The Bright Wake: Adam Nicolson's Homer

Reading in bed is one of the great simple pleasures of life, but bedtime reading has to be chosen with care. Topping my bedside pile recently was Adam Nicolson's The Mighty Dead: Why Homer Matters, and this was not a good choice. Not because it's not good - it's brilliant - but because it was almost too good, certainly too intellectually stimulating, and it was too big; short books, or ones that divide themselves easily into smaller units, are better for bedtime. As a result, I took far too long to read it - but I have finally done so, and must report that I found it the most illuminating, exciting study of Homer I've ever read.

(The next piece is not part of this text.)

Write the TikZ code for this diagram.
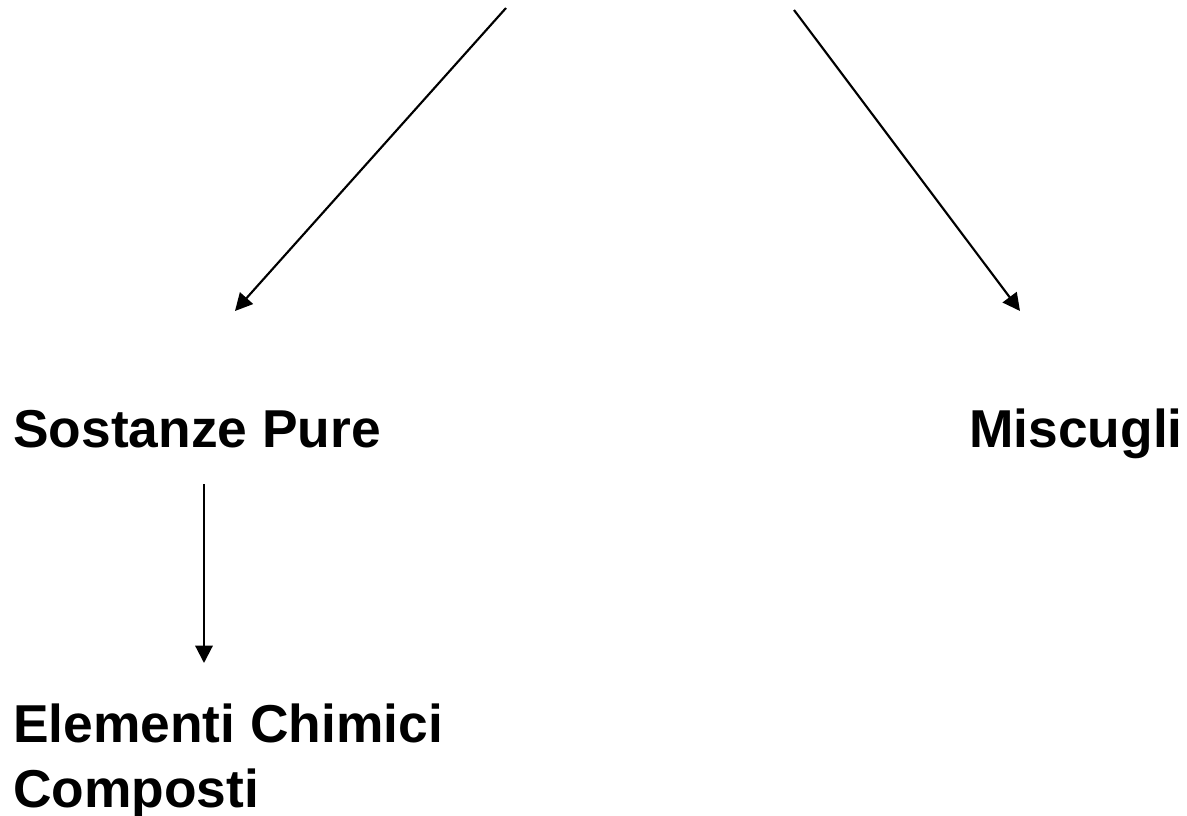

 Nicolson sets out to answer two linked questions: Where does Homer come from, and Why does Homer matter? He immediately declares his own conviction that the accepted dating of 'Homer' is wrong, that the Iliad had its origins in a period 1,000 years before the standard eighth-century BC date, at a time when the semi-nomadic, hero-based culture of the Eurasian steppe first came into contact with the sophisticated, authoritarian city-and-palace culture of the eastern Mediterranean. It's a case that he argues convincingly in the course of the book, and it certainly seems to explain a lot about that strange and bloody epic.
 Nicolson's great strength, though, is in conveying the sheer thrill of discovering Homer - which is not necessarily the same thing as reading him: Nicolson had 'done' Homer at school, but it was many years later, after the decidedly Homeric experience of sailing a 40ft ketch through a violent storm, that Homer first came home to him, in a blaze of revelation. 'I knew that this was the human spirit on fire, rapidity itself, running, going and endlessly able to throw off little sidelights like the sparks thrown off by the wheels of an engine hammering through the night. Speed, scale, violence, threat; but every spark with humanity in it.'
 What follows is a journey through Homer that is at once literary, historical, topographic, archaeological, ethnographic and intensely personal. It's a dazzling performance,  in the course of which Nicolson covers a lot of ground, in every sense - and a lot of sea, so essential to understanding Homer's world. His conclusion? 'Homer is not Greek; he is the light shining in the world. He provides no answers. Do we surrender to authority? Do we abase ourselves? Do we indulge the self? Do we nurture civility? Do we nourish violence? Do we love? Homer says nothing in reply to these questions; he merely dramatised their reality. The air he breathes is the complexity of life, the bubbling vitality of a boat at sea, the resurgent energy, as he repeatedly says, of the bright wake starting to gleam behind you.' As I closed this extraordinary book, I could only agree, and marvel.